» **Source data**:

◆ ◆ ◆ ◆ ◆

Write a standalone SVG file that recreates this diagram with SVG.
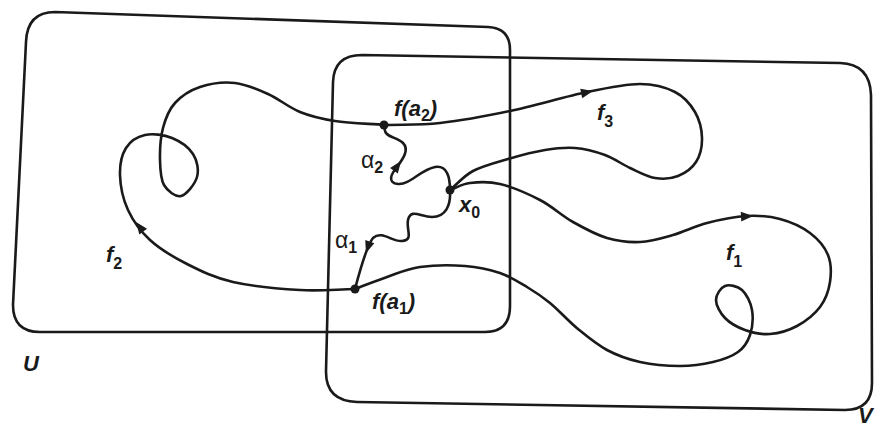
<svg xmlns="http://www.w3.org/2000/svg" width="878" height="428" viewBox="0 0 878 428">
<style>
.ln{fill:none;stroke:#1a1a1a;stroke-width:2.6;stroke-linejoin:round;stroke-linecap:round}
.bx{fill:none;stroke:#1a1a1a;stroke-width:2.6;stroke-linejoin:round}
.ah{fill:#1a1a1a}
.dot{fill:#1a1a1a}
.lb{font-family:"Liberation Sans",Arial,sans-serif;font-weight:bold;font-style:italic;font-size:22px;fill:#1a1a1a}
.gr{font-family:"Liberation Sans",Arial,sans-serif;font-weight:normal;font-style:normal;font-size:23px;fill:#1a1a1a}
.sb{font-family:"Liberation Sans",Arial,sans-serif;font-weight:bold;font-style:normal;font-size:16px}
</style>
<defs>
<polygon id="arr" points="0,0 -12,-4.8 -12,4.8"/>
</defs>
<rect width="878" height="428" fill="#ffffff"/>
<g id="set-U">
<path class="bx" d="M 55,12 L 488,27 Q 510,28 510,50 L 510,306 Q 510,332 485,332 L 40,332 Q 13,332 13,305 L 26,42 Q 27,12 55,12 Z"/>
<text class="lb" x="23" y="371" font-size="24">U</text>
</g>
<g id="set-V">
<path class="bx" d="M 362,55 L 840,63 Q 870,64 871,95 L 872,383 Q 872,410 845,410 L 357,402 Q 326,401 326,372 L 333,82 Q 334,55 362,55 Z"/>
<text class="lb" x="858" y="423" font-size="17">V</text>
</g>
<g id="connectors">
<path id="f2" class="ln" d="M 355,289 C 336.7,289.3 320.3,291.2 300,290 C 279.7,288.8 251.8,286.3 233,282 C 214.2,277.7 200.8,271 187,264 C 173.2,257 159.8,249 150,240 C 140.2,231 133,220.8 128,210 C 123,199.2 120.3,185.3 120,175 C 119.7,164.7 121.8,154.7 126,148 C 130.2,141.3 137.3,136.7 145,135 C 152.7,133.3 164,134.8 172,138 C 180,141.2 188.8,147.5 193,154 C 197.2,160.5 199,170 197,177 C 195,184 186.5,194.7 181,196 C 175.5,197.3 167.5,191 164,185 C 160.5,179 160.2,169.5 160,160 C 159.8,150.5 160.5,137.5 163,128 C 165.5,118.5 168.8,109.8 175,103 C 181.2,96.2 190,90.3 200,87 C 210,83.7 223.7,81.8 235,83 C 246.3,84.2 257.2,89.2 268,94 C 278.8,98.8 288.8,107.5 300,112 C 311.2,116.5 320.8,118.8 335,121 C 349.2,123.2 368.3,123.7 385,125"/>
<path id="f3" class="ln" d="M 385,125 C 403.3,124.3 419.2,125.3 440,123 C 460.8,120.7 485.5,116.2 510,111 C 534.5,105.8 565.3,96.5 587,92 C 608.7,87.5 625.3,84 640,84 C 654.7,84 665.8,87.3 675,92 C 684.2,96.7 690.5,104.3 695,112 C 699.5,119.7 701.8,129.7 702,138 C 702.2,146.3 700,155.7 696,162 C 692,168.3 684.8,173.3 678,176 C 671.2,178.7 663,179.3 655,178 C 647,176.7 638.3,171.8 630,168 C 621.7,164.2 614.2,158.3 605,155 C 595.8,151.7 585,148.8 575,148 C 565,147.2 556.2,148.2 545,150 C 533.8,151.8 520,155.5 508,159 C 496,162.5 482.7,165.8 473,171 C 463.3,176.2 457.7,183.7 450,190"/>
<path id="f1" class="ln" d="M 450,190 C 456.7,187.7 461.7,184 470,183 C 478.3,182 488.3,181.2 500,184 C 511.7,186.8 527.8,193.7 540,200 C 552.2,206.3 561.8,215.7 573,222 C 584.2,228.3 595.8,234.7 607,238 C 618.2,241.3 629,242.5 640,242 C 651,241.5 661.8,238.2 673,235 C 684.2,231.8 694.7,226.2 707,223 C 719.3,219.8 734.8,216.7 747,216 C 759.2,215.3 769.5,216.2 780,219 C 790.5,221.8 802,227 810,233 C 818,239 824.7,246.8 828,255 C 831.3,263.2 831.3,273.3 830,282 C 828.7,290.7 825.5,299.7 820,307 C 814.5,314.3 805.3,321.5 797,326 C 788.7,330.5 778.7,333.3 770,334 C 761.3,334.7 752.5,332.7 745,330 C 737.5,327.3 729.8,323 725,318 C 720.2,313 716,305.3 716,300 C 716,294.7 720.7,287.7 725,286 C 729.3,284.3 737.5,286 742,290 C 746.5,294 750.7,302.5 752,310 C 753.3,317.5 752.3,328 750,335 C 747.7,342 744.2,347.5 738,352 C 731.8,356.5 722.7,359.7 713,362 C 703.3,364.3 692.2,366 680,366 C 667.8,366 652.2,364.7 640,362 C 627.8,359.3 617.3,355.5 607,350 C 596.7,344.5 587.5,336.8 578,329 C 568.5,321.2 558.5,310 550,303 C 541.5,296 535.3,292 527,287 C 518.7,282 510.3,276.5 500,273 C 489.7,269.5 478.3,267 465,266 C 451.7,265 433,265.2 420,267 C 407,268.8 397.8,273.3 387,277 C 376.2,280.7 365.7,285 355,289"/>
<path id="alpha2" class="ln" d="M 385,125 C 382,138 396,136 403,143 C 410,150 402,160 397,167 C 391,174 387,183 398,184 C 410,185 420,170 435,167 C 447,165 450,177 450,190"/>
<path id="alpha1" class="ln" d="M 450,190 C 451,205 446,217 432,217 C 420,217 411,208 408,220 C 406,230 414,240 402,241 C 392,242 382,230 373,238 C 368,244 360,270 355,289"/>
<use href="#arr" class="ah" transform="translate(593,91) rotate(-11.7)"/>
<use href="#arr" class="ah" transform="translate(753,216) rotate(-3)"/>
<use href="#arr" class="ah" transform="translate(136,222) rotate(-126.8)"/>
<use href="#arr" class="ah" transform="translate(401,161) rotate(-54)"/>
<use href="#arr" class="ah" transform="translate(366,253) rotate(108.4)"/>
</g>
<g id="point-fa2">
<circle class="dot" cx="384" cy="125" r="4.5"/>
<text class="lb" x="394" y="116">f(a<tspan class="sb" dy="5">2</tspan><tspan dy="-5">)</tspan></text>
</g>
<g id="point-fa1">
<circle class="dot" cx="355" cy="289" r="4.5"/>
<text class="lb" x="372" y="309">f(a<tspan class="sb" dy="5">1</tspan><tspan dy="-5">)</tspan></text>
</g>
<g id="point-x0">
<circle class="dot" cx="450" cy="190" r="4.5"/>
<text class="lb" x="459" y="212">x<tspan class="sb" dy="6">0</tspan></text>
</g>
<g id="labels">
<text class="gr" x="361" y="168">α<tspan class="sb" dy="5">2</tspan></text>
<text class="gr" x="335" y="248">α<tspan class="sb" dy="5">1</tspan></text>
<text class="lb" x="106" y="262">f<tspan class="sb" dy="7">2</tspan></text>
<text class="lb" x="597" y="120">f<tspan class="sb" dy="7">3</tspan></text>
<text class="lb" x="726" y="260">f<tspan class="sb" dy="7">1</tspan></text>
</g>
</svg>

◆ ◆ ◆ ◆ ◆

» **Task to complete**:
Without the images, write out each line of the data verbatim.

» **Exercise result**:
Write a standalone SVG file that recreates this diagram with SVG.
<svg xmlns="http://www.w3.org/2000/svg" width="878" height="428" viewBox="0 0 878 428">
<style>
.ln{fill:none;stroke:#1a1a1a;stroke-width:2.6;stroke-linejoin:round;stroke-linecap:round}
.bx{fill:none;stroke:#1a1a1a;stroke-width:2.6;stroke-linejoin:round}
.ah{fill:#1a1a1a}
.dot{fill:#1a1a1a}
.lb{font-family:"Liberation Sans",Arial,sans-serif;font-weight:bold;font-style:italic;font-size:22px;fill:#1a1a1a}
.gr{font-family:"Liberation Sans",Arial,sans-serif;font-weight:normal;font-style:normal;font-size:23px;fill:#1a1a1a}
.sb{font-family:"Liberation Sans",Arial,sans-serif;font-weight:bold;font-style:normal;font-size:16px}
</style>
<defs>
<polygon id="arr" points="0,0 -12,-4.8 -12,4.8"/>
</defs>
<rect width="878" height="428" fill="#ffffff"/>
<g id="set-U">
<path class="bx" d="M 55,12 L 488,27 Q 510,28 510,50 L 510,306 Q 510,332 485,332 L 40,332 Q 13,332 13,305 L 26,42 Q 27,12 55,12 Z"/>
<text class="lb" x="23" y="371" font-size="24">U</text>
</g>
<g id="set-V">
<path class="bx" d="M 362,55 L 840,63 Q 870,64 871,95 L 872,383 Q 872,410 845,410 L 357,402 Q 326,401 326,372 L 333,82 Q 334,55 362,55 Z"/>
<text class="lb" x="858" y="423" font-size="17">V</text>
</g>
<g id="connectors">
<path id="f2" class="ln" d="M 355,289 C 336.7,289.3 320.3,291.2 300,290 C 279.7,288.8 251.8,286.3 233,282 C 214.2,277.7 200.8,271 187,264 C 173.2,257 159.8,249 150,240 C 140.2,231 133,220.8 128,210 C 123,199.2 120.3,185.3 120,175 C 119.7,164.7 121.8,154.7 126,148 C 130.2,141.3 137.3,136.7 145,135 C 152.7,133.3 164,134.8 172,138 C 180,141.2 188.8,147.5 193,154 C 197.2,160.5 199,170 197,177 C 195,184 186.5,194.7 181,196 C 175.5,197.3 167.5,191 164,185 C 160.5,179 160.2,169.5 160,160 C 159.8,150.5 160.5,137.5 163,128 C 165.5,118.5 168.8,109.8 175,103 C 181.2,96.2 190,90.3 200,87 C 210,83.7 223.7,81.8 235,83 C 246.3,84.2 257.2,89.2 268,94 C 278.8,98.8 288.8,107.5 300,112 C 311.2,116.5 320.8,118.8 335,121 C 349.2,123.2 368.3,123.7 385,125"/>
<path id="f3" class="ln" d="M 385,125 C 403.3,124.3 419.2,125.3 440,123 C 460.8,120.7 485.5,116.2 510,111 C 534.5,105.8 565.3,96.5 587,92 C 608.7,87.5 625.3,84 640,84 C 654.7,84 665.8,87.3 675,92 C 684.2,96.7 690.5,104.3 695,112 C 699.5,119.7 701.8,129.7 702,138 C 702.2,146.3 700,155.7 696,162 C 692,168.3 684.8,173.3 678,176 C 671.2,178.7 663,179.3 655,178 C 647,176.7 638.3,171.8 630,168 C 621.7,164.2 614.2,158.3 605,155 C 595.8,151.7 585,148.8 575,148 C 565,147.2 556.2,148.2 545,150 C 533.8,151.8 520,155.5 508,159 C 496,162.5 482.7,165.8 473,171 C 463.3,176.2 457.7,183.7 450,190"/>
<path id="f1" class="ln" d="M 450,190 C 456.7,187.7 461.7,184 470,183 C 478.3,182 488.3,181.2 500,184 C 511.7,186.8 527.8,193.7 540,200 C 552.2,206.3 561.8,215.7 573,222 C 584.2,228.3 595.8,234.7 607,238 C 618.2,241.3 629,242.5 640,242 C 651,241.5 661.8,238.2 673,235 C 684.2,231.8 694.7,226.2 707,223 C 719.3,219.8 734.8,216.7 747,216 C 759.2,215.3 769.5,216.2 780,219 C 790.5,221.8 802,227 810,233 C 818,239 824.7,246.8 828,255 C 831.3,263.2 831.3,273.3 830,282 C 828.7,290.7 825.5,299.7 820,307 C 814.5,314.3 805.3,321.5 797,326 C 788.7,330.5 778.7,333.3 770,334 C 761.3,334.7 752.5,332.7 745,330 C 737.5,327.3 729.8,323 725,318 C 720.2,313 716,305.3 716,300 C 716,294.7 720.7,287.7 725,286 C 729.3,284.3 737.5,286 742,290 C 746.5,294 750.7,302.5 752,310 C 753.3,317.5 752.3,328 750,335 C 747.7,342 744.2,347.5 738,352 C 731.8,356.5 722.7,359.7 713,362 C 703.3,364.3 692.2,366 680,366 C 667.8,366 652.2,364.7 640,362 C 627.8,359.3 617.3,355.5 607,350 C 596.7,344.5 587.5,336.8 578,329 C 568.5,321.2 558.5,310 550,303 C 541.5,296 535.3,292 527,287 C 518.7,282 510.3,276.5 500,273 C 489.7,269.5 478.3,267 465,266 C 451.7,265 433,265.2 420,267 C 407,268.8 397.8,273.3 387,277 C 376.2,280.7 365.7,285 355,289"/>
<path id="alpha2" class="ln" d="M 385,125 C 382,138 396,136 403,143 C 410,150 402,160 397,167 C 391,174 387,183 398,184 C 410,185 420,170 435,167 C 447,165 450,177 450,190"/>
<path id="alpha1" class="ln" d="M 450,190 C 451,205 446,217 432,217 C 420,217 411,208 408,220 C 406,230 414,240 402,241 C 392,242 382,230 373,238 C 368,244 360,270 355,289"/>
<use href="#arr" class="ah" transform="translate(593,91) rotate(-11.7)"/>
<use href="#arr" class="ah" transform="translate(753,216) rotate(-3)"/>
<use href="#arr" class="ah" transform="translate(136,222) rotate(-126.8)"/>
<use href="#arr" class="ah" transform="translate(401,161) rotate(-54)"/>
<use href="#arr" class="ah" transform="translate(366,253) rotate(108.4)"/>
</g>
<g id="point-fa2">
<circle class="dot" cx="384" cy="125" r="4.5"/>
<text class="lb" x="394" y="116">f(a<tspan class="sb" dy="5">2</tspan><tspan dy="-5">)</tspan></text>
</g>
<g id="point-fa1">
<circle class="dot" cx="355" cy="289" r="4.5"/>
<text class="lb" x="372" y="309">f(a<tspan class="sb" dy="5">1</tspan><tspan dy="-5">)</tspan></text>
</g>
<g id="point-x0">
<circle class="dot" cx="450" cy="190" r="4.5"/>
<text class="lb" x="459" y="212">x<tspan class="sb" dy="6">0</tspan></text>
</g>
<g id="labels">
<text class="gr" x="361" y="168">α<tspan class="sb" dy="5">2</tspan></text>
<text class="gr" x="335" y="248">α<tspan class="sb" dy="5">1</tspan></text>
<text class="lb" x="106" y="262">f<tspan class="sb" dy="7">2</tspan></text>
<text class="lb" x="597" y="120">f<tspan class="sb" dy="7">3</tspan></text>
<text class="lb" x="726" y="260">f<tspan class="sb" dy="7">1</tspan></text>
</g>
</svg>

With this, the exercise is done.